The Pittsburgh Water and Sewer Authority board of directors on Friday approved the appointment of Robert Weimar as interim executive director for one year.

The Pittsburgh Tribune-Review reports Weimar, formerly the acting director of engineering, will earn up to $350,000 in the role.

Retired U.S. Army Colonel Bernard Lindstrom had served as interim executive director since September. In mid-March, Mayor Bill Peduto’s office announced that Lindstrom would be staying on in that role for up to two years.

In a statement, the administration said that would allow “for continuity of leadership at the PWSA.”

PWSA never formally announced that Lindstrom would be stepping down, but the board tabled a vote on his contract extension in March, according to the Pittsburgh Post-Gazette.

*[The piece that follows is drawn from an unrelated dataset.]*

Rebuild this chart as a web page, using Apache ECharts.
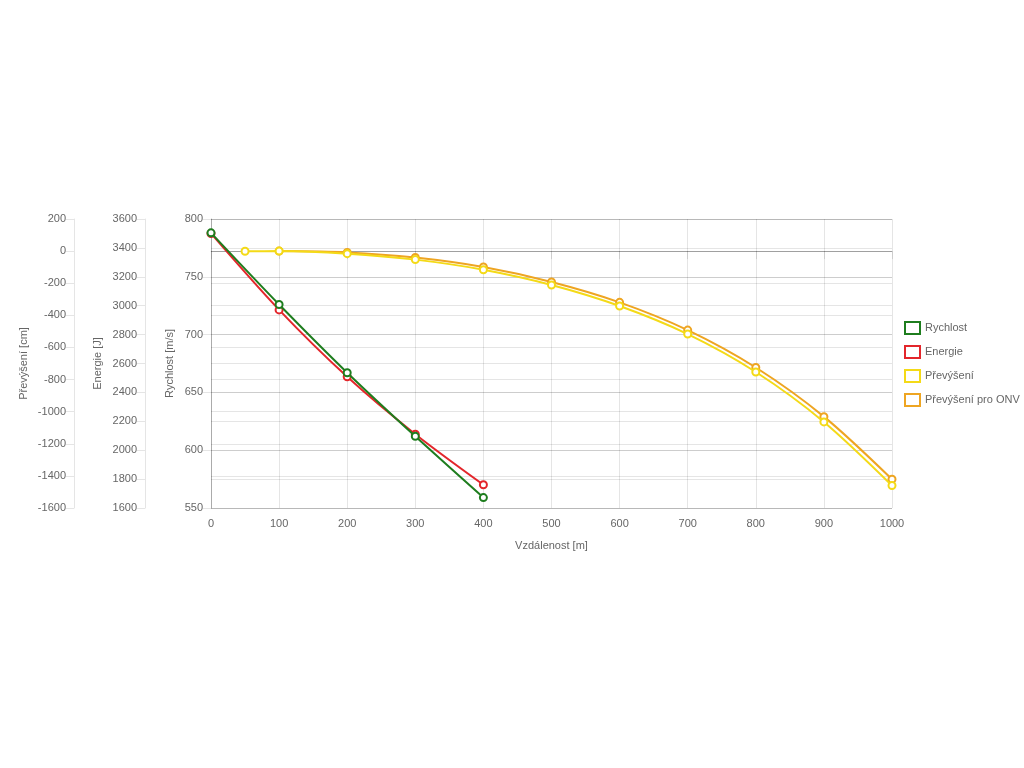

In April, the mayor’s office announced PWSA was “considering a professional services agreement” with Lindstrom, and that the board would soon ratify Weimar as interim executive director “on a temporary basis.”

It’s not clear why the change in leadership was made.

"PWSA is undergoing critical and necessary changes to deliver better services to city residents, and continued improvements in management and operations are being implemented at the authority,” said Kevin Acklin, chief of staff to Mayor Peduto. “We are pleased that the Board approved the extension of Mr. Weimar's contract to continue service as interim executive director, as he had been serving in this role for the past couple months.”

PWSA could soon come under oversight of the state’s Public Utilities Commission. A bill to do just that has passed the state House and awaits action in the Senate. The Peduto administration has expressed support for the measure.

Meanwhile, Infrastructure Management Group has been contracted to come up with a plan for re-structuring the authority.

PWSA has been without a permanent executive director since March 2016, and has been plagued by billing problems and infrastructure issues, including violation of the Environmental Protection Agency’s lead and copper rule last summer.